AM BIOBULL: The Gaelic Bible
Professor Donald Meek
Professor Meek holds a Doctor of Letters (D.Litt.) degree from the University of Glasgow, awarded (by examination) in November 2011 for what the examiners regarded as an ‘outstanding’ range of publications on Gaelic literature and society in the nineteenth century. He is also a Fellow of the Royal Historical Society and the Royal Society of Edinburgh.
He was Professor of Scottish and Gaelic Studies at Edinburgh University from 2002 until 2008, when he took early retirement. In his own words, he ‘escaped’ from universties in order to find a ‘manager-free zone’ where he could develop his creative interests. These include photography, building and sailing radio-controlled model boats (which were recently exhibited in Falkirk) and maritime art, showing ships and boats with which he has been familiar across the years, from puffers to contemporary car-ferries. He is well known for his interest in the history of David MacBrayne and Caledonian MacBrayne, reflected most recently in From Comet to CalMac: Two Hundred Years of Hebridean and Clyde Shipping, which he co-authored with Dr Bruce Peter, Reader in Design Theory at Glasgow School of Art. In addition, he composes poetry in Gaelic and English, most commonly humorous and satirical verse, often in limerick form. He was founding editor of the Gaelic periodical, Gath, and he is currently President and Supervisory Editor of the Scottish Gaelic Texts Society, which is the main publisher of Gaelic-related academic texts. His most recent Gaelic books have been editions of the prose writings and autobiography of the Rev. Dr Thomas M. Murchison, published in 2010 and 2011 respectively.
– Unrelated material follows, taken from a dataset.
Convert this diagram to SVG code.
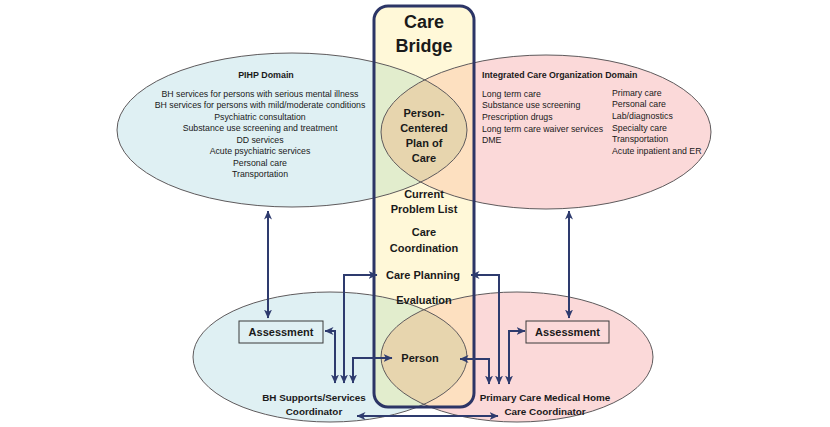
<svg xmlns="http://www.w3.org/2000/svg" width="830" height="427" viewBox="0 0 830 427">
<style>
.t{font-family:"Liberation Sans",Arial,sans-serif;fill:#1a1a1a}
.b{font-weight:bold}
.c{text-anchor:middle}
.s{font-size:8.75px}
.bt{font-size:11px;font-weight:bold;text-anchor:middle}
.eo{fill:none;stroke:#5e5a5c;stroke-width:1}
.cn{fill:none;stroke:#2e3b6e;stroke-width:2}
.box{fill:none;stroke:#3a3a3a;stroke-width:1}
</style>
<defs>
<marker id="ah" markerUnits="userSpaceOnUse" markerWidth="9" markerHeight="9" viewBox="0 0 9 9" refX="8.5" refY="4.5" orient="auto-start-reverse">
<path d="M0,0.5 L9,4.5 L0,8.5 L2.5,4.5 z" fill="#2e3b6e"/>
</marker>
<clipPath id="bridgeClip"><rect x="374" y="6" width="100" height="401" rx="14"/></clipPath>
<clipPath id="tlClip"><ellipse cx="292" cy="130" rx="175" ry="77"/></clipPath>
<clipPath id="blClip"><ellipse cx="330" cy="357" rx="137" ry="65"/></clipPath>
</defs>
<rect width="830" height="427" fill="#ffffff"/>

<!-- domain fills -->
<g id="pihp-domain">
<ellipse cx="292" cy="130" rx="175" ry="77" fill="#dff0f3"/>
</g>
<g id="ico-domain">
<ellipse cx="546" cy="132" rx="165" ry="77" fill="#fbd9d9"/>
</g>
<g id="bh-coordinator-area">
<ellipse cx="330" cy="357" rx="137" ry="65" fill="#dff0f3"/>
</g>
<g id="pcmh-area">
<ellipse cx="517" cy="357" rx="136" ry="65" fill="#fbd9d9"/>
</g>

<!-- bridge with overlaps -->
<g id="care-bridge">
<g clip-path="url(#bridgeClip)">
<rect x="374" y="6" width="100" height="401" fill="#fff8d8"/>
<ellipse cx="292" cy="130" rx="175" ry="77" fill="#e2edcd"/>
<ellipse cx="546" cy="132" rx="165" ry="77" fill="#fde0c0"/>
<ellipse cx="330" cy="357" rx="137" ry="65" fill="#e2edcd"/>
<ellipse cx="517" cy="357" rx="136" ry="65" fill="#fde0c0"/>
</g>
</g>
<g id="plan-of-care-lens">
<ellipse cx="546" cy="132" rx="165" ry="77" fill="#e7d5ae" clip-path="url(#tlClip)"/>
</g>
<g id="person-lens">
<ellipse cx="517" cy="357" rx="136" ry="65" fill="#e7d5ae" clip-path="url(#blClip)"/>
</g>

<!-- outlines -->
<g id="outlines">
<ellipse class="eo" cx="292" cy="130" rx="175" ry="77"/>
<ellipse class="eo" cx="546" cy="132" rx="165" ry="77"/>
<ellipse class="eo" cx="330" cy="357" rx="137" ry="65"/>
<ellipse class="eo" cx="517" cy="357" rx="136" ry="65"/>
</g>
<rect x="374" y="6" width="100" height="401" rx="14" fill="none" stroke="#2c3566" stroke-width="3"/>

<!-- texts -->
<g id="bridge-title">
<text class="t b c" x="424" y="28" font-size="18">Care</text>
<text class="t b c" x="424" y="52" font-size="18">Bridge</text>
</g>
<g id="pihp-text" class="t">
<text class="b c" x="266" y="78" font-size="8.9">PIHP Domain</text>
<g class="s c">
<text x="260" y="96.5">BH services for persons with serious mental illness</text>
<text x="260" y="108">BH services for persons with mild/moderate conditions</text>
<text x="260" y="119.5">Psychiatric consultation</text>
<text x="260" y="131">Substance use screening and treatment</text>
<text x="260" y="142.5">DD services</text>
<text x="260" y="154">Acute psychiatric services</text>
<text x="260" y="165.5">Personal care</text>
<text x="260" y="177">Transportation</text>
</g>
</g>
<g id="ico-text" class="t">
<text class="b" x="482" y="77.5" font-size="8.8">Integrated Care Organization Domain</text>
<g class="s">
<text x="482" y="96.8">Long term care</text>
<text x="482" y="108.3">Substance use screening</text>
<text x="482" y="119.8">Prescription drugs</text>
<text x="482" y="131.8">Long term care waiver services</text>
<text x="482" y="142.8">DME</text>
<text x="612" y="95.8">Primary care</text>
<text x="612" y="107.3">Personal care</text>
<text x="612" y="118.8">Lab/diagnostics</text>
<text x="612" y="130.8">Specialty care</text>
<text x="612" y="142">Transportation</text>
<text x="612" y="153.5">Acute inpatient and ER</text>
</g>
</g>
<g id="plan-of-care" class="t">
<text class="bt" x="424" y="116.5">Person-</text>
<text class="bt" x="424" y="131.8">Centered</text>
<text class="bt" x="424" y="147.1">Plan of</text>
<text class="bt" x="424" y="162.4">Care</text>
</g>
<g id="problem-list" class="t">
<text class="bt" x="424" y="197.5">Current</text>
<text class="bt" x="424" y="213">Problem List</text>
</g>
<g id="care-coordination" class="t">
<text class="bt" x="424" y="236">Care</text>
<text class="bt" x="424" y="251.5">Coordination</text>
</g>
<g id="care-planning" class="t">
<text class="bt" x="423" y="279">Care Planning</text>
</g>
<g id="evaluation" class="t">
<text class="bt" x="424" y="304">Evaluation</text>
</g>
<g id="person" class="t">
<text class="bt" x="420" y="362">Person</text>
</g>
<g id="assessment-left">
<rect class="box" x="239" y="321" width="84" height="22"/>
<text class="t bt" x="281" y="336">Assessment</text>
</g>
<g id="assessment-right">
<rect class="box" x="526" y="321" width="83" height="22"/>
<text class="t bt" x="567.5" y="336">Assessment</text>
</g>
<g id="bh-coordinator" class="t">
<text class="b c" x="314" y="400.5" font-size="9.9">BH Supports/Services</text>
<text class="b c" x="314" y="414.5" font-size="9.9">Coordinator</text>
</g>
<g id="pcmh-coordinator" class="t">
<text class="b c" x="545" y="400.5" font-size="9.9">Primary Care Medical Home</text>
<text class="b c" x="545" y="414.5" font-size="9.9">Care Coordinator</text>
</g>

<!-- connectors -->
<g id="connectors">
<path class="cn" d="M268,211 V318" marker-start="url(#ah)" marker-end="url(#ah)"/>
<path class="cn" d="M569,211 V318" marker-start="url(#ah)" marker-end="url(#ah)"/>
<path class="cn" d="M377,275 H344 V383" marker-start="url(#ah)" marker-end="url(#ah)"/>
<path class="cn" d="M325,331 H335 V383" marker-start="url(#ah)" marker-end="url(#ah)"/>
<path class="cn" d="M392,358 H353 V383" marker-start="url(#ah)" marker-end="url(#ah)"/>
<path class="cn" d="M460,359 H489 V384" marker-start="url(#ah)" marker-end="url(#ah)"/>
<path class="cn" d="M471,275 H499 V384" marker-start="url(#ah)" marker-end="url(#ah)"/>
<path class="cn" d="M525,331 H509 V384" marker-start="url(#ah)" marker-end="url(#ah)"/>
<path class="cn" d="M357,416 H498" marker-start="url(#ah)" marker-end="url(#ah)"/>
</g>
</svg>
Born in 1949 and brought up in the island of Tiree, Professor Meek was educated at Cornaigmore Junior Secondary School, Tiree, and Oban High School. Graduating with First Class Honours in Celtic Studies from Glasgow University in 1971, he proceeded to Emmanuel College, Cambridge, where he gained a First Class Honours BA degree in 1973 with Distinction in Anglo-Saxon, Norse and Celtic. Returning to Glasgow University, he became Assistant Editor of the Historical Dictionary of Scottish Gaelic. In 1982, he gained a PhD from Glasgow University on ‘The Corpus of Heroic Verse in the Book of the Dean of Lismore’, a sixteenth-century Scottish manuscript, written in Scots orthography but containing a particularly fine collection of medieval Gaelic poetry.
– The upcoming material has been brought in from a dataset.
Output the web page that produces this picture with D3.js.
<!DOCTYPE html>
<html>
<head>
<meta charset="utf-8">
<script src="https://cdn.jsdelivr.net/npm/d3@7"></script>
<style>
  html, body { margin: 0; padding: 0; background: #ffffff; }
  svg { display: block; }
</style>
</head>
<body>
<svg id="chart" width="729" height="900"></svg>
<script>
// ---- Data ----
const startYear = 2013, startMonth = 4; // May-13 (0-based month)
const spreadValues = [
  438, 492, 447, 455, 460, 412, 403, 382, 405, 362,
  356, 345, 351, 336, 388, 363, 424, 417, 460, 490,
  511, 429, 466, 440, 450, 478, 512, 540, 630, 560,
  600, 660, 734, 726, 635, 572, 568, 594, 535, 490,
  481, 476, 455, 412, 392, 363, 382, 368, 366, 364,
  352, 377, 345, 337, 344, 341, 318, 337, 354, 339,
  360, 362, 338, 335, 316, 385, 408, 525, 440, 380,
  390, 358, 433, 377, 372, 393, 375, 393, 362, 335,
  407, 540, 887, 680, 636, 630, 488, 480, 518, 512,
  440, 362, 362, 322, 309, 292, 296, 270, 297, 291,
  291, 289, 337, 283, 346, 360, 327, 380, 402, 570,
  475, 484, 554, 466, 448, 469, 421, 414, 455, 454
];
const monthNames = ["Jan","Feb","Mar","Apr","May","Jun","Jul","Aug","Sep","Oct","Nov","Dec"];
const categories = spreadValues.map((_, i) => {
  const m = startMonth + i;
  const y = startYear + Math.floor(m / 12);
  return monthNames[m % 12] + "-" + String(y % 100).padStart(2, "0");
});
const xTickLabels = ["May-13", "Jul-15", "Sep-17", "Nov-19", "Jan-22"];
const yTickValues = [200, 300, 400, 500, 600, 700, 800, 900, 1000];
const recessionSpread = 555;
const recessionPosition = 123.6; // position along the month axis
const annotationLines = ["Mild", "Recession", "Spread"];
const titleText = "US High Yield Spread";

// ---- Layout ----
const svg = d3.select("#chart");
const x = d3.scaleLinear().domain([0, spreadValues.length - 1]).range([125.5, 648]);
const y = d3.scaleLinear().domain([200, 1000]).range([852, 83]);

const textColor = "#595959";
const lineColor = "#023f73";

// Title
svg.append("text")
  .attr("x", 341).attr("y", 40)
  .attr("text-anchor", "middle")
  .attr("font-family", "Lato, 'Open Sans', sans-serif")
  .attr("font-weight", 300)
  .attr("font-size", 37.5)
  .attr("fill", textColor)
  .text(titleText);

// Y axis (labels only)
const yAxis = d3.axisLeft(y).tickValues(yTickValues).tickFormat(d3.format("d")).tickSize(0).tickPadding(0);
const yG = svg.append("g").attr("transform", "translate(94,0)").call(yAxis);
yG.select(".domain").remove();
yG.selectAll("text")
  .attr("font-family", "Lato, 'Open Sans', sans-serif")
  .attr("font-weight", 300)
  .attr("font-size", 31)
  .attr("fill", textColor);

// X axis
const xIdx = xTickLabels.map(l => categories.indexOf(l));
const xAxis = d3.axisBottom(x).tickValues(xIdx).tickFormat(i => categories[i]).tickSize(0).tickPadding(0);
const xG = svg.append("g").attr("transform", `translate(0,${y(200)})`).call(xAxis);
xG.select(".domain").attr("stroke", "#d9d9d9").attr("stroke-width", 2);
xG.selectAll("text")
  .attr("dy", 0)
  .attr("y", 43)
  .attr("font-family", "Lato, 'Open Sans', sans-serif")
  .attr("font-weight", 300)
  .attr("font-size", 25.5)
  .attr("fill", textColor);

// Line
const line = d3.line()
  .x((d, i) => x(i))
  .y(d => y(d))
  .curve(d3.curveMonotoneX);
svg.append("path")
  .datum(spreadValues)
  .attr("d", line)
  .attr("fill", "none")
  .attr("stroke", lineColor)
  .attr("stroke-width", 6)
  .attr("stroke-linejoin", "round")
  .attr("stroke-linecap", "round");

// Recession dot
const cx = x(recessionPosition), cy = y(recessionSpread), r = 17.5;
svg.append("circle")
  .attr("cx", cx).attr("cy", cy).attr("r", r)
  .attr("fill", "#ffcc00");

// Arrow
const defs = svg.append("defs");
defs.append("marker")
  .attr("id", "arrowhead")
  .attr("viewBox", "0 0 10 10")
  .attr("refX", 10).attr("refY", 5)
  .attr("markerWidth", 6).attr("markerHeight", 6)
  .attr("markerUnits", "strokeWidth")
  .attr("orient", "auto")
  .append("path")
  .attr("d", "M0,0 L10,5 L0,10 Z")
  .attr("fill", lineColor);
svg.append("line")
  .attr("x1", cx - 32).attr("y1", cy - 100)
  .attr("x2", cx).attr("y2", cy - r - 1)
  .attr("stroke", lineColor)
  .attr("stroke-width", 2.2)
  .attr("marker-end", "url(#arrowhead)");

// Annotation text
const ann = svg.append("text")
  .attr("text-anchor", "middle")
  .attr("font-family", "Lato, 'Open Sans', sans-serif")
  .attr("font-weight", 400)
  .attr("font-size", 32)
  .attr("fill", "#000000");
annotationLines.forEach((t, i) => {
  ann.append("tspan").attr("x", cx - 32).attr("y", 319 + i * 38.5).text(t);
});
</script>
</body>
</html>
From 1979 he was Lecturer, Senior Lecturer and Reader in Celtic at Edinburgh University, moving to Aberdeen as Aberdeen’s first Professor of Celtic in 1993. He has been involved in many aspects of Gaelic cultural development, including broadcasting (Member and Secretary, Gaelic Advisory Committee to Broadcasting Council for Scotland, 1976-78), learned societies (particularly the Gaelic Society of Inverness, of which he was Chief in 1998 and 1999), the Gaelic Books Council (Chairman 2002-4), and Gaelic language politics, chairing the Ministerial Advisory Group on Gaelic of the Scottish Executive (2001-2), which established Bòrd na Gàidhlig in 2003. Having published numerous articles on different aspects of Highland and Hebridean church history, he was also President of the Scottish Church History Society (2001-4), the first Professor of Celtic or Gaelic languages ever to hold this position.
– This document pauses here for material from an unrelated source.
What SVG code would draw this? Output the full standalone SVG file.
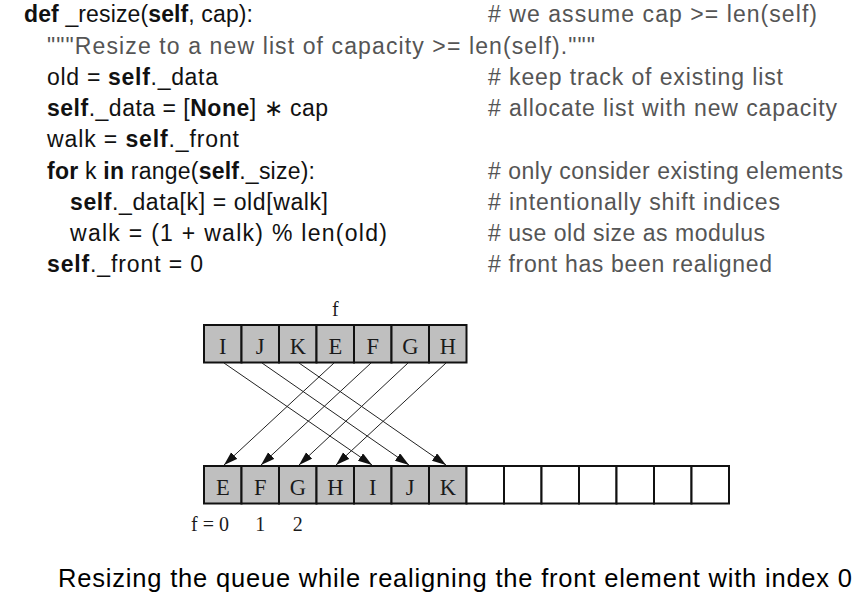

Brought up within a Baptist family in Tiree, Professor Meek has always been keenly interested in religious texts, and especially the Gaelic Bible. In addition to articles about the language and styles of the Gaelic Bible, he undertook a computer-assisted orthographic revision of the standard edition, published in 1992, and he edited a diglot Gaelic-English New Testament, which appeared in 2002.
Among Professor Meek’s many books and other publications are: Màiri Mhòr nan Oran, 1977, second edition 1998; The Campbell Collection of Gaelic Proverbs and Proverbial Sayings, 1978; Island Harvest: A History of Tiree Baptist Church, 1988; Sunshine and Shadow: the story of the Baptists of Mull, 1991; A Mind for Mission: essays (Editor), 1992; Tuath is Tighearna: Poetry of the Clearances and the Land Agitation (Editor), 1995; The Quest for Celtic Christianity, 2000; Caran an t-Saoghail: Anthology of Nineteenth-century Gaelic Poetry, 2003; Scottish Gaelic Studies, vols. 18, 19, 20, 21 (Editor); Os Cionn Gleadhraich nan Sràidean: Taghadh de Sgrìobhaidhean Thòmais MhicCalmain, [selection of the Gaelic writings of the Rev. T. M. Murchison], 2010; Steamships to St Kilda, 2010; Mo Là Gu Seo [autobiography of the Rev. T.M. Murchison], 2011; and most recently a major article on the role of church and faith in St Kilda, in Rewriting St Kilda: New Views on Old Ideas, 2011.